··· Dataset section ···

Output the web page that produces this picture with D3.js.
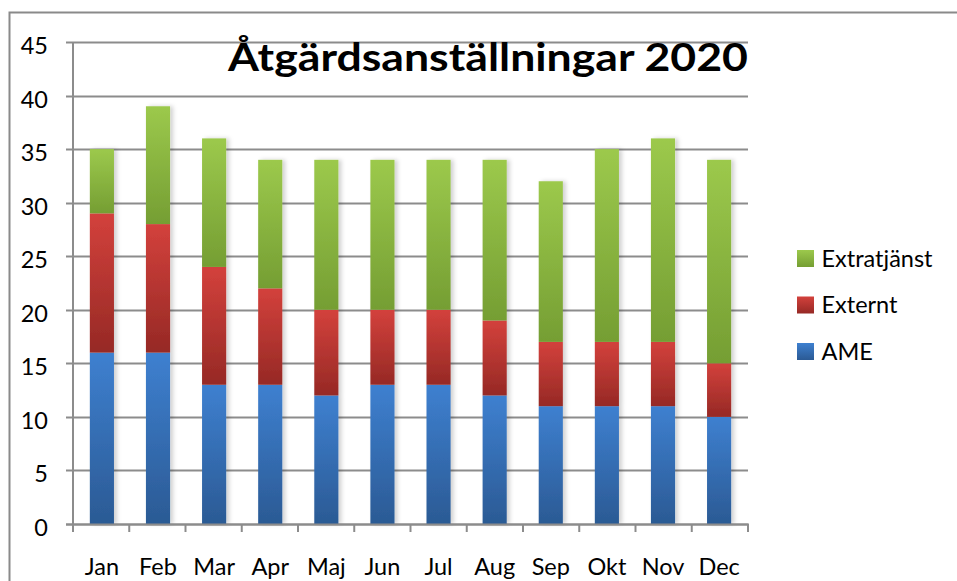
<html lang="sv">
<head>
<meta charset="utf-8">
<title>Åtgärdsanställningar 2020</title>
<script src="https://d3js.org/d3.v7.min.js"></script>
<style>
  body { margin: 0; background: #fff; }
  text { font-family: Lato, "Open Sans", sans-serif; fill: #000; }
</style>
</head>
<body>
<div id="viz"></div>
<script>
// data
var months = ["Jan", "Feb", "Mar", "Apr", "Maj", "Jun", "Jul", "Aug", "Sep", "Okt", "Nov", "Dec"];
var ame = [16, 16, 13, 13, 12, 13, 13, 12, 11, 11, 11, 10];
var externt = [13, 12, 11, 9, 8, 7, 7, 7, 6, 6, 6, 5];
var extratjanst = [6, 11, 12, 12, 14, 14, 14, 15, 15, 18, 19, 19];
var seriesNames = ["AME", "Externt", "Extratjänst"];
var yTicks = [0, 5, 10, 15, 20, 25, 30, 35, 40, 45];

var w = 957, h = 581;
var plotLeft = 73, plotRight = 748, plotTop = 42, plotBottom = 524;

// gradient colours per series: [top, bottom]
var grad = {
  "AME": ["#3e80d0", "#2b5a94"],
  "Externt": ["#d3413c", "#962925"],
  "Extratjänst": ["#9cc94c", "#759e33"]
};

var svg = d3.select("#viz").append("svg")
    .attr("width", w)
    .attr("height", h);

var defs = svg.append("defs");
seriesNames.forEach(function(s, i) {
  var g = defs.append("linearGradient")
      .attr("id", "g" + i)
      .attr("x1", 0).attr("y1", 0).attr("x2", 0).attr("y2", 1);
  g.append("stop").attr("offset", "0%").attr("stop-color", grad[s][0]);
  g.append("stop").attr("offset", "100%").attr("stop-color", grad[s][1]);
});
var shadow = defs.append("filter").attr("id", "shadow")
    .attr("x", "-20%").attr("y", "-5%").attr("width", "150%").attr("height", "110%");
shadow.append("feDropShadow")
    .attr("dx", 3).attr("dy", 0).attr("stdDeviation", 2)
    .attr("flood-color", "#000").attr("flood-opacity", 0.18);

// outer frame
svg.append("rect")
    .attr("x", 9.5).attr("y", 12.5)
    .attr("width", 1000).attr("height", 1000)
    .attr("fill", "none")
    .attr("stroke", "#8a8a8a")
    .attr("stroke-width", 2);

var x = d3.scaleBand().domain(months).range([plotLeft, plotRight]).paddingInner(0.57).paddingOuter(0.3);
var xEdges = d3.scaleLinear().domain([0, months.length]).range([plotLeft, plotRight]);
var y = d3.scaleLinear().domain([0, 45]).range([plotBottom, plotTop]);

// gridlines
svg.append("g").selectAll("line")
  .data(yTicks)
  .enter().append("line")
    .attr("x1", plotLeft - 7).attr("x2", plotRight)
    .attr("y1", function(d) { return Math.round(y(d)) + 0.5; })
    .attr("y2", function(d) { return Math.round(y(d)) + 0.5; })
    .attr("stroke", "#8c8c8c")
    .attr("stroke-width", 2);

// y axis labels
svg.append("g").selectAll("text")
  .data(yTicks)
  .enter().append("text")
    .attr("x", 48)
    .attr("y", function(d) { return y(d) + 12; })
    .attr("text-anchor", "end")
    .attr("font-size", 23.5)
    .text(function(d) { return d; });

// stacked bars
var rows = months.map(function(m, i) {
  return { month: m, "AME": ame[i], "Externt": externt[i], "Extratjänst": extratjanst[i] };
});
var stack = d3.stack().keys(seriesNames)(rows);

var bars = svg.append("g").attr("filter", "url(#shadow)");
bars.selectAll("g")
  .data(stack)
  .enter().append("g")
    .attr("fill", function(d, i) { return "url(#g" + i + ")"; })
  .selectAll("rect")
  .data(function(d) { return d; })
  .enter().append("rect")
    .attr("x", function(d) { return x(d.data.month); })
    .attr("width", x.bandwidth())
    .attr("y", function(d) { return y(d[1]); })
    .attr("height", function(d) { return y(d[0]) - y(d[1]); });

// axes lines
svg.append("line")
    .attr("x1", plotLeft).attr("x2", plotLeft)
    .attr("y1", plotTop).attr("y2", plotBottom + 8)
    .attr("stroke", "#8c8c8c").attr("stroke-width", 2);
svg.append("line")
    .attr("x1", plotLeft - 7).attr("x2", plotRight + 1)
    .attr("y1", plotBottom + 0.5).attr("y2", plotBottom + 0.5)
    .attr("stroke", "#8c8c8c").attr("stroke-width", 2);
svg.append("g").selectAll("line")
  .data(d3.range(months.length + 1))
  .enter().append("line")
    .attr("x1", function(d) { return xEdges(d); })
    .attr("x2", function(d) { return xEdges(d); })
    .attr("y1", plotBottom).attr("y2", plotBottom + 8)
    .attr("stroke", "#8c8c8c").attr("stroke-width", 2);

// x labels
svg.append("g").selectAll("text")
  .data(months)
  .enter().append("text")
    .attr("x", function(d) { return x(d) + x.bandwidth() / 2; })
    .attr("y", 575)
    .attr("text-anchor", "middle")
    .attr("font-size", 23.5)
    .text(function(d) { return d; });

// title
svg.append("text")
    .attr("x", 748)
    .attr("y", 71)
    .attr("text-anchor", "end")
    .attr("font-size", 39)
    .attr("font-weight", "bold")
    .attr("textLength", 520)
    .attr("lengthAdjust", "spacingAndGlyphs")
    .text("Åtgärdsanställningar 2020");

// legend (reverse order, top is Extratjänst)
var legend = svg.append("g").selectAll("g")
  .data(seriesNames.slice().reverse())
  .enter().append("g")
    .attr("transform", function(d, i) { return "translate(797," + (250 + i * 46.5) + ")"; });
legend.append("rect")
    .attr("width", 17).attr("height", 17)
    .attr("fill", function(d) { return "url(#g" + seriesNames.indexOf(d) + ")"; });
legend.append("text")
    .attr("x", 24.5)
    .attr("y", 16.5)
    .attr("font-size", 23.5)
    .text(function(d) { return d; });
</script>
</body>
</html>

···

Copy each line exactly, and leave the pictures out of your copy.

Output the web page that produces this picture with D3.js.
<html lang="sv">
<head>
<meta charset="utf-8">
<title>Åtgärdsanställningar 2020</title>
<script src="https://d3js.org/d3.v7.min.js"></script>
<style>
  body { margin: 0; background: #fff; }
  text { font-family: Lato, "Open Sans", sans-serif; fill: #000; }
</style>
</head>
<body>
<div id="viz"></div>
<script>
// data
var months = ["Jan", "Feb", "Mar", "Apr", "Maj", "Jun", "Jul", "Aug", "Sep", "Okt", "Nov", "Dec"];
var ame = [16, 16, 13, 13, 12, 13, 13, 12, 11, 11, 11, 10];
var externt = [13, 12, 11, 9, 8, 7, 7, 7, 6, 6, 6, 5];
var extratjanst = [6, 11, 12, 12, 14, 14, 14, 15, 15, 18, 19, 19];
var seriesNames = ["AME", "Externt", "Extratjänst"];
var yTicks = [0, 5, 10, 15, 20, 25, 30, 35, 40, 45];

var w = 957, h = 581;
var plotLeft = 73, plotRight = 748, plotTop = 42, plotBottom = 524;

// gradient colours per series: [top, bottom]
var grad = {
  "AME": ["#3e80d0", "#2b5a94"],
  "Externt": ["#d3413c", "#962925"],
  "Extratjänst": ["#9cc94c", "#759e33"]
};

var svg = d3.select("#viz").append("svg")
    .attr("width", w)
    .attr("height", h);

var defs = svg.append("defs");
seriesNames.forEach(function(s, i) {
  var g = defs.append("linearGradient")
      .attr("id", "g" + i)
      .attr("x1", 0).attr("y1", 0).attr("x2", 0).attr("y2", 1);
  g.append("stop").attr("offset", "0%").attr("stop-color", grad[s][0]);
  g.append("stop").attr("offset", "100%").attr("stop-color", grad[s][1]);
});
var shadow = defs.append("filter").attr("id", "shadow")
    .attr("x", "-20%").attr("y", "-5%").attr("width", "150%").attr("height", "110%");
shadow.append("feDropShadow")
    .attr("dx", 3).attr("dy", 0).attr("stdDeviation", 2)
    .attr("flood-color", "#000").attr("flood-opacity", 0.18);

// outer frame
svg.append("rect")
    .attr("x", 9.5).attr("y", 12.5)
    .attr("width", 1000).attr("height", 1000)
    .attr("fill", "none")
    .attr("stroke", "#8a8a8a")
    .attr("stroke-width", 2);

var x = d3.scaleBand().domain(months).range([plotLeft, plotRight]).paddingInner(0.57).paddingOuter(0.3);
var xEdges = d3.scaleLinear().domain([0, months.length]).range([plotLeft, plotRight]);
var y = d3.scaleLinear().domain([0, 45]).range([plotBottom, plotTop]);

// gridlines
svg.append("g").selectAll("line")
  .data(yTicks)
  .enter().append("line")
    .attr("x1", plotLeft - 7).attr("x2", plotRight)
    .attr("y1", function(d) { return Math.round(y(d)) + 0.5; })
    .attr("y2", function(d) { return Math.round(y(d)) + 0.5; })
    .attr("stroke", "#8c8c8c")
    .attr("stroke-width", 2);

// y axis labels
svg.append("g").selectAll("text")
  .data(yTicks)
  .enter().append("text")
    .attr("x", 48)
    .attr("y", function(d) { return y(d) + 12; })
    .attr("text-anchor", "end")
    .attr("font-size", 23.5)
    .text(function(d) { return d; });

// stacked bars
var rows = months.map(function(m, i) {
  return { month: m, "AME": ame[i], "Externt": externt[i], "Extratjänst": extratjanst[i] };
});
var stack = d3.stack().keys(seriesNames)(rows);

var bars = svg.append("g").attr("filter", "url(#shadow)");
bars.selectAll("g")
  .data(stack)
  .enter().append("g")
    .attr("fill", function(d, i) { return "url(#g" + i + ")"; })
  .selectAll("rect")
  .data(function(d) { return d; })
  .enter().append("rect")
    .attr("x", function(d) { return x(d.data.month); })
    .attr("width", x.bandwidth())
    .attr("y", function(d) { return y(d[1]); })
    .attr("height", function(d) { return y(d[0]) - y(d[1]); });

// axes lines
svg.append("line")
    .attr("x1", plotLeft).attr("x2", plotLeft)
    .attr("y1", plotTop).attr("y2", plotBottom + 8)
    .attr("stroke", "#8c8c8c").attr("stroke-width", 2);
svg.append("line")
    .attr("x1", plotLeft - 7).attr("x2", plotRight + 1)
    .attr("y1", plotBottom + 0.5).attr("y2", plotBottom + 0.5)
    .attr("stroke", "#8c8c8c").attr("stroke-width", 2);
svg.append("g").selectAll("line")
  .data(d3.range(months.length + 1))
  .enter().append("line")
    .attr("x1", function(d) { return xEdges(d); })
    .attr("x2", function(d) { return xEdges(d); })
    .attr("y1", plotBottom).attr("y2", plotBottom + 8)
    .attr("stroke", "#8c8c8c").attr("stroke-width", 2);

// x labels
svg.append("g").selectAll("text")
  .data(months)
  .enter().append("text")
    .attr("x", function(d) { return x(d) + x.bandwidth() / 2; })
    .attr("y", 575)
    .attr("text-anchor", "middle")
    .attr("font-size", 23.5)
    .text(function(d) { return d; });

// title
svg.append("text")
    .attr("x", 748)
    .attr("y", 71)
    .attr("text-anchor", "end")
    .attr("font-size", 39)
    .attr("font-weight", "bold")
    .attr("textLength", 520)
    .attr("lengthAdjust", "spacingAndGlyphs")
    .text("Åtgärdsanställningar 2020");

// legend (reverse order, top is Extratjänst)
var legend = svg.append("g").selectAll("g")
  .data(seriesNames.slice().reverse())
  .enter().append("g")
    .attr("transform", function(d, i) { return "translate(797," + (250 + i * 46.5) + ")"; });
legend.append("rect")
    .attr("width", 17).attr("height", 17)
    .attr("fill", function(d) { return "url(#g" + seriesNames.indexOf(d) + ")"; });
legend.append("text")
    .attr("x", 24.5)
    .attr("y", 16.5)
    .attr("font-size", 23.5)
    .text(function(d) { return d; });
</script>
</body>
</html>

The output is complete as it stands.